Getting ready for succession

In a perfect world, when one professional retires or moves on, there’s an equally successful and seasoned individual waiting to take his or her place. In reality, however, this is not always the case.

This year, the oldest baby boomers – those born in 1946 – will turn 65. As an entire generation moves toward retirement age, many businesses are starting to spend more time thinking about hiring, talent pools and succession planning.

Depending on the size of the organisation, legal departments tend to have a corporate secretary who also serves as general counsel. In many cases, that professional has been trained for many years and is equipped with the necessary knowledge and skills to make sure the board is updated on all regulatory developments and requirements.

When it’s time to replace a corporate secretary, a company’s needs tend to be specific, as the nature of the position is so sensitive.

‘Boards of directors want a top-notch general counsel who will be their trusted business advisor,’ says Cary McMillan, chief executive officer of True Partners Consulting, a global tax and business advisory firm. ‘But that takes work on the company’s part, as attorneys are in the minority at most corporations.’

This is what makes it particularly difficult to fill the corporate secretary position. Companies are looking for specialised talent and experience – and in large doses. Furthermore, the long careers of some corporate secretaries result in substantial amounts of accumulated legal and company knowledge, which ultimately makes replacement (and succession) a greater challenge.

‘Those who do become corporate secretaries tend to do so in their mid to late thirties,’ notes John McGuire, a partner focusing on corporate law matters at Ohio-based law firm Calfee Halter & Griswold. ‘They often retire from the position along with their early retirement from main employment – say, late fifties or early sixties.’

Plan ahead

As with any key executive position, your company should have a succession plan for corporate secretaries. When yours retires – or, for that matter, when you retire – will your company be ready to continue moving forward?

‘I believe that succession planning for senior positions in any organisation plays a vital role in achieving consistent, long-term success,’ says Fred Krebs, president of the Association of Corporate Counsel. ‘Succession planning requires careful thought and deliberation about what the organisation needs and how to fulfil those needs.’

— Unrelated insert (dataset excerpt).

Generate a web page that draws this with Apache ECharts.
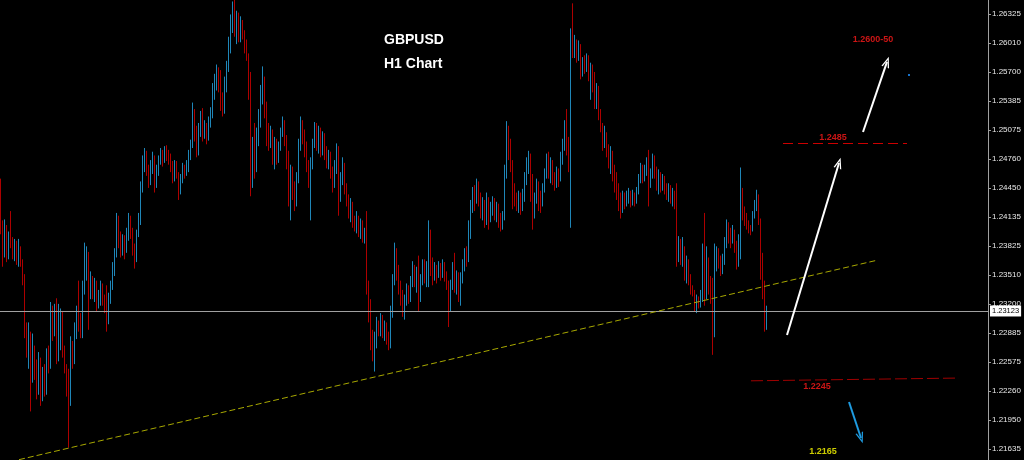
<!DOCTYPE html>
<html>
<head>
<meta charset="utf-8">
<title>GBPUSD H1</title>
<script src="https://cdn.jsdelivr.net/npm/echarts@6/dist/echarts.min.js"></script>
<style>
  html, body { margin: 0; padding: 0; background: #000; }
  #chart { width: 1024px; height: 460px; }
</style>
</head>
<body>
<div id="chart"></div>
<script>
// H1 bars, prices in pips (x 0.0001).
// open of every bar = close of the bar before it
const firstOpen = 12445
const closes = [
  12405,12385,12400,12375,12390,12385,12375,12385,12372,12380,
  12368,12350,12290,12275,12290,12235,12270,12245,12230,12260,
  12225,12240,12230,12268,12255,12300,12290,12310,12262,12290,
  12300,12270,12250,12225,12215,12268,12260,12288,12310,12300,
  12290,12335,12360,12372,12330,12345,12335,12342,12318,12328,
  12338,12325,12315,12300,12325,12340,12358,12375,12400,12390,
  12378,12390,12380,12395,12412,12398,12380,12368,12395,12412,
  12445,12470,12482,12465,12450,12468,12478,12450,12462,12475,
  12482,12475,12486,12480,12478,12470,12458,12470,12460,12440,
  12455,12465,12460,12468,12480,12492,12525,12505,12490,12510,
  12520,12505,12512,12500,12518,12528,12545,12560,12572,12555,
  12540,12530,12555,12575,12598,12625,12638,12618,12630,12608,
  12625,12612,12598,12588,12560,12450,12490,12465,12500,12520,
  12545,12560,12530,12510,12495,12505,12482,12495,12478,12490,
  12505,12515,12498,12480,12450,12465,12445,12430,12455,12490,
  12515,12500,12490,12470,12455,12470,12492,12510,12495,12505,
  12490,12500,12482,12472,12480,12462,12450,12470,12488,12440,
  12455,12470,12445,12432,12420,12428,12410,12402,12412,12398,
  12405,12392,12395,12340,12320,12290,12265,12282,12300,12292,
  12305,12290,12298,12285,12275,12310,12345,12372,12360,12340,
  12328,12315,12325,12335,12328,12345,12360,12348,12355,12330,
  12345,12362,12350,12360,12398,12365,12350,12360,12352,12362,
  12355,12362,12350,12342,12318,12340,12355,12340,12350,12338,
  12348,12362,12375,12370,12395,12425,12440,12430,12448,12435,
  12420,12428,12415,12425,12412,12422,12430,12418,12425,12410,
  12405,12415,12460,12508,12495,12470,12450,12435,12428,12436,
  12425,12438,12455,12470,12480,12455,12420,12435,12448,12438,
  12428,12445,12460,12475,12462,12470,12458,12450,12462,12455,
  12478,12492,12510,12495,12480,12610,12595,12602,12590,12598,
  12570,12580,12575,12585,12568,12575,12560,12545,12550,12528,
  12510,12495,12505,12488,12475,12482,12465,12455,12445,12435,
  12425,12438,12428,12435,12440,12430,12438,12432,12442,12455,
  12468,12458,12465,12472,12450,12460,12475,12462,12452,12460,
  12448,12455,12445,12438,12445,12435,12440,12430,12370,12385,
  12372,12378,12355,12365,12348,12338,12332,12320,12325,12320,
  12330,12368,12330,12365,12345,12335,12290,12370,12378,12365,
  12360,12368,12385,12405,12395,12390,12398,12385,12370,12382,
  12440,12420,12412,12405,12402,12398,12415,12428,12435,12410,
  12370,12340,12300,12312.3
]
const highs = [
  12455,12410,12411,12405,12398,12420,12392,12390,12388,12390,
  12382,12368,12352,12300,12300,12264,12288,12275,12260,12268,
  12262,12252,12255,12272,12275,12322,12318,12320,12326,12320,
  12315,12312,12275,12255,12250,12285,12280,12300,12318,12345,
  12310,12345,12386,12382,12376,12355,12350,12348,12345,12335,
  12345,12342,12330,12340,12332,12345,12365,12380,12418,12415,
  12398,12395,12394,12402,12418,12415,12402,12385,12400,12418,
  12452,12480,12488,12485,12470,12475,12484,12480,12470,12480,
  12488,12486,12490,12491,12486,12482,12474,12475,12474,12462,
  12460,12472,12470,12475,12486,12497,12537,12530,12512,12515,
  12528,12531,12518,12515,12522,12532,12558,12568,12578,12575,
  12572,12548,12565,12582,12608,12632,12646,12648,12636,12634,
  12630,12626,12615,12605,12590,12570,12500,12515,12510,12530,
  12556,12576,12565,12538,12515,12512,12508,12500,12498,12495,
  12510,12522,12518,12502,12485,12470,12468,12452,12462,12498,
  12522,12518,12508,12495,12475,12478,12498,12516,12515,12512,
  12510,12506,12504,12490,12486,12484,12468,12475,12493,12490,
  12462,12478,12472,12450,12438,12434,12430,12415,12420,12415,
  12412,12410,12402,12420,12345,12325,12292,12290,12306,12302,
  12310,12308,12302,12300,12290,12318,12352,12386,12380,12362,
  12345,12335,12330,12342,12340,12350,12366,12362,12360,12372,
  12352,12368,12368,12366,12410,12400,12370,12365,12362,12366,
  12364,12368,12365,12355,12345,12346,12365,12375,12356,12354,
  12354,12368,12380,12382,12410,12432,12446,12448,12455,12452,
  12440,12435,12432,12440,12435,12430,12436,12434,12430,12428,
  12418,12420,12470,12517,12512,12498,12475,12448,12440,12442,
  12440,12444,12462,12478,12485,12482,12460,12440,12455,12452,
  12442,12450,12466,12482,12484,12478,12475,12462,12468,12466,
  12484,12498,12518,12530,12500,12617,12644,12610,12605,12604,
  12600,12586,12588,12590,12588,12580,12578,12570,12558,12555,
  12530,12515,12512,12505,12492,12490,12485,12470,12462,12450,
  12440,12442,12440,12442,12445,12442,12443,12440,12446,12460,
  12472,12470,12470,12478,12486,12466,12482,12480,12468,12465,
  12462,12460,12458,12450,12450,12448,12445,12442,12450,12393,
  12390,12392,12382,12372,12368,12352,12340,12335,12330,12328,
  12335,12385,12418,12382,12370,12350,12348,12385,12382,12380,
  12372,12374,12392,12411,12408,12402,12405,12400,12388,12395,
  12467,12445,12425,12418,12410,12405,12420,12432,12443,12438,
  12412,12375,12345,12318
]
const lows = [
  12395,12360,12370,12365,12368,12380,12368,12366,12362,12360,
  12360,12340,12283,12262,12250,12204,12236,12238,12217,12222,
  12210,12215,12220,12222,12245,12250,12280,12285,12255,12258,
  12270,12262,12245,12220,12165,12210,12250,12255,12282,12290,
  12283,12283,12330,12345,12292,12325,12325,12322,12312,12315,
  12318,12318,12310,12290,12298,12320,12335,12350,12370,12380,
  12370,12372,12368,12375,12388,12390,12372,12358,12365,12392,
  12405,12440,12462,12458,12445,12448,12460,12440,12445,12458,
  12470,12468,12472,12474,12470,12462,12450,12452,12455,12432,
  12438,12450,12455,12458,12462,12475,12488,12495,12478,12480,
  12500,12495,12498,12492,12496,12510,12520,12540,12550,12548,
  12528,12522,12525,12548,12570,12590,12612,12608,12600,12602,
  12602,12605,12590,12582,12540,12436,12445,12455,12462,12490,
  12510,12535,12520,12490,12485,12488,12470,12465,12470,12472,
  12485,12500,12490,12465,12425,12410,12432,12420,12425,12450,
  12485,12492,12478,12462,12445,12410,12465,12488,12485,12482,
  12478,12480,12475,12466,12465,12455,12440,12445,12460,12415,
  12430,12448,12438,12425,12412,12408,12402,12398,12396,12392,
  12390,12386,12385,12330,12300,12270,12258,12247,12272,12285,
  12285,12283,12280,12276,12270,12272,12305,12340,12345,12330,
  12318,12306,12303,12318,12320,12322,12338,12338,12332,12312,
  12322,12340,12342,12338,12338,12350,12340,12345,12342,12348,
  12345,12348,12344,12335,12295,12312,12335,12332,12330,12322,
  12318,12342,12355,12360,12365,12390,12418,12420,12428,12425,
  12412,12410,12402,12405,12400,12408,12415,12410,12408,12402,
  12398,12400,12410,12455,12475,12462,12422,12425,12420,12418,
  12416,12420,12430,12448,12460,12430,12400,12412,12428,12420,
  12418,12425,12440,12455,12455,12450,12448,12442,12445,12446,
  12452,12470,12485,12480,12462,12402,12585,12585,12580,12582,
  12562,12565,12568,12570,12560,12540,12548,12530,12530,12518,
  12505,12485,12488,12478,12466,12460,12452,12440,12432,12420,
  12412,12418,12422,12425,12428,12424,12426,12425,12428,12438,
  12450,12450,12452,12458,12425,12445,12455,12455,12442,12438,
  12440,12442,12438,12432,12430,12428,12425,12422,12360,12365,
  12362,12360,12345,12342,12340,12330,12328,12312,12310,12315,
  12316,12322,12318,12325,12330,12320,12265,12284,12355,12358,
  12350,12352,12362,12380,12385,12380,12385,12375,12357,12360,
  12368,12410,12404,12400,12396,12394,12398,12412,12420,12405,
  12346,12325,12290,12292
]

const slotCount = 494          // bars plus the empty shift area on the right
const priceMin = 1.215164
const priceMax = 1.264759
const tickLabels = [
  '1.21635', '1.21950', '1.22260', '1.22575', '1.22885', '1.23200', '1.23510', '1.23825',
  '1.24135', '1.24450', '1.24760', '1.25075', '1.25385', '1.25700', '1.26010', '1.26325',
]
const lastPrice = '1.23123'

// drawn objects, as [bar index, price]
const trendLine = [[9, 1.2152], [438, 1.2367]]
const upperLevel = [[391, 1.24934], [453, 1.24934]]
const lowerLevel = [[375, 1.2237], [479, 1.2240]]
const arrowUp1 = [[393, 1.22864], [419, 1.24719]]
const arrowUp2 = [[431, 1.25053], [443, 1.25808]]
const arrowDown = [[424, 1.22142], [430, 1.21754]]
const blueDot = [454, 1.25667]

const noteTexts = ['1.2600-50', '1.2485', '1.2245', '1.2165']
const notePoints = [[436, 1.26045], [416, 1.24988], [408, 1.22314], [411, 1.21613]]

// ---------------------------------------------------------------
const FONT = '"Liberation Sans", Arial, sans-serif'
const UP = '#1f86b8'
const DOWN = '#ad0000'
const noteColors = ['#ff1a1a', '#ff1a1a', '#ff1a1a', '#ffff00']

const slots = Array.from({ length: slotCount }, (_, i) => String(i))
const tickValues = tickLabels.map(Number)

const candles = closes.map((c, i) => {
  const o = i === 0 ? firstOpen : closes[i - 1]
  const hi = Math.max(highs[i], o, c)
  const lo = Math.min(lows[i], o, c)
  return [o, c, lo, hi].map(v => v / 10000)
})

const chevron = 'path://M0,12 L5,0 L10,12 L8.3,12 L5,3.8 L1.7,12 Z'

function segment(pts, lineStyle, withHead) {
  return [
    { coord: pts[0], symbol: 'none', lineStyle },
    { coord: pts[1], symbol: withHead ? chevron : 'none', symbolSize: [8, 11] },
  ]
}

const chart = echarts.init(document.getElementById('chart'))

chart.setOption({
  backgroundColor: '#000000',
  animation: false,
  title: {
    text: 'GBPUSD',
    subtext: 'H1 Chart',
    left: 384,
    top: 33,
    itemGap: 10,
    padding: 0,
    textStyle: { color: '#ffffff', fontSize: 14, fontWeight: 'bold', fontFamily: FONT },
    subtextStyle: { color: '#ffffff', fontSize: 14, fontWeight: 'bold', fontFamily: FONT },
  },
  grid: { left: 0, right: 36, top: 0, bottom: 0, outerBoundsMode: 'none' },
  xAxis: {
    type: 'category',
    data: slots,
    show: false,
  },
  yAxis: {
    type: 'value',
    position: 'right',
    min: priceMin,
    max: priceMax,
    axisLine: { show: true, lineStyle: { color: '#a0a0a0', width: 1 } },
    axisTick: { show: true, length: 3, customValues: tickValues, lineStyle: { color: '#a0a0a0' } },
    axisLabel: {
      customValues: tickValues,
      formatter: v => v.toFixed(5),
      margin: 4,
      color: '#e8e8e8',
      fontSize: 8,
      fontFamily: FONT,
    },
    splitLine: { show: false },
  },
  series: [
    {
      name: 'GBPUSD',
      type: 'candlestick',
      data: candles,
      barWidth: 1,
      itemStyle: {
        color: UP, color0: DOWN, borderColor: UP, borderColor0: DOWN, borderWidth: 1,
      },
      markLine: {
        silent: true,
        precision: 5,
        symbol: ['none', 'none'],
        label: { show: false },
        data: [
          {
            yAxis: Number(lastPrice),
            lineStyle: { color: '#a0a0a0', type: 'solid', width: 1 },
            label: {
              show: true,
              position: 'end',
              formatter: lastPrice,
              distance: 2,
              color: '#000000',
              backgroundColor: '#ffffff',
              padding: [2, 2, 1, 2],
              fontSize: 7.5,
              fontFamily: FONT,
            },
          },
          segment(trendLine, { color: '#a8a800', width: 1, type: [6, 3] }, false),
          segment(upperLevel, { color: '#cc0000', width: 1, type: [10, 5] }, false),
          segment(lowerLevel, { color: '#a00000', width: 1, type: [12, 4] }, false),
          segment(arrowUp1, { color: '#ffffff', width: 2, type: 'solid' }, true),
          segment(arrowUp2, { color: '#ffffff', width: 2, type: 'solid' }, true),
          segment(arrowDown, { color: '#1e9be0', width: 2, type: 'solid' }, true),
        ],
      },
    },
    {
      name: 'notes',
      type: 'scatter',
      silent: true,
      symbolSize: 1,
      itemStyle: { color: 'rgba(0,0,0,0)' },
      data: notePoints.map((p, k) => ({
        value: p,
        label: { color: noteColors[k] },
      })),
      label: {
        show: true,
        position: 'inside',
        formatter: p => noteTexts[p.dataIndex],
        fontSize: 9,
        fontWeight: 'bold',
        fontFamily: FONT,
      },
    },
    {
      name: 'dot',
      type: 'scatter',
      silent: true,
      symbol: 'rect',
      symbolSize: [2, 2],
      itemStyle: { color: '#1e90ff' },
      data: [blueDot],
    },
  ],
})
</script>
</body>
</html>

McGuire, who specialises in succession planning, agrees with this sentiment, strongly believing that a comprehensive plan of action should be in place by the time a corporate secretary is ready to leave the firm.

‘Succession remains a critical issue at any firm,’ McGuire explains. ‘The folks remaining behind need to know what is expected of them. Things can change abruptly, and you need to be prepared.’ Adding to the problem is the uncertainty that many firms face when it comes to succession planning – as evidenced by the mushrooming collections of analyses on this issue.

A recent study by American Management Association (AMA) Corporate Learning Solutions, for example, finds that only about one third (34 per cent) of organisations remain committed to succession planning. Roughly two in five (43 per cent) said such planning was intermittent.

‘The findings point to a looming management succession crisis among North American companies,’ says Sandi Edwards, senior vice president of AMA Corporate Learning Solutions, which offers advisory services and tailored learning programs to organisations. ‘Just a small minority of organisations seem ready to manage a top-level succession in an emergency, which means most companies are taking a huge risk by failing to address their bench strength issues.’

Despite succession planning being a strategic pillar in overall business performance, it remains in a sad state of disarray. In fact, an analysis conducted by the Institute for Corporate Productivity on behalf of the American Society for Training & Development reveals that only 14 per cent of 1,247 respondents rated their exit plan procedure as effective to a large or very large extent.

When it comes time to replace a corporate secretary, the issues encapsulated in these numbers will become all too real. The best advice for companies is to get ahead of the issue and start planning for the future today.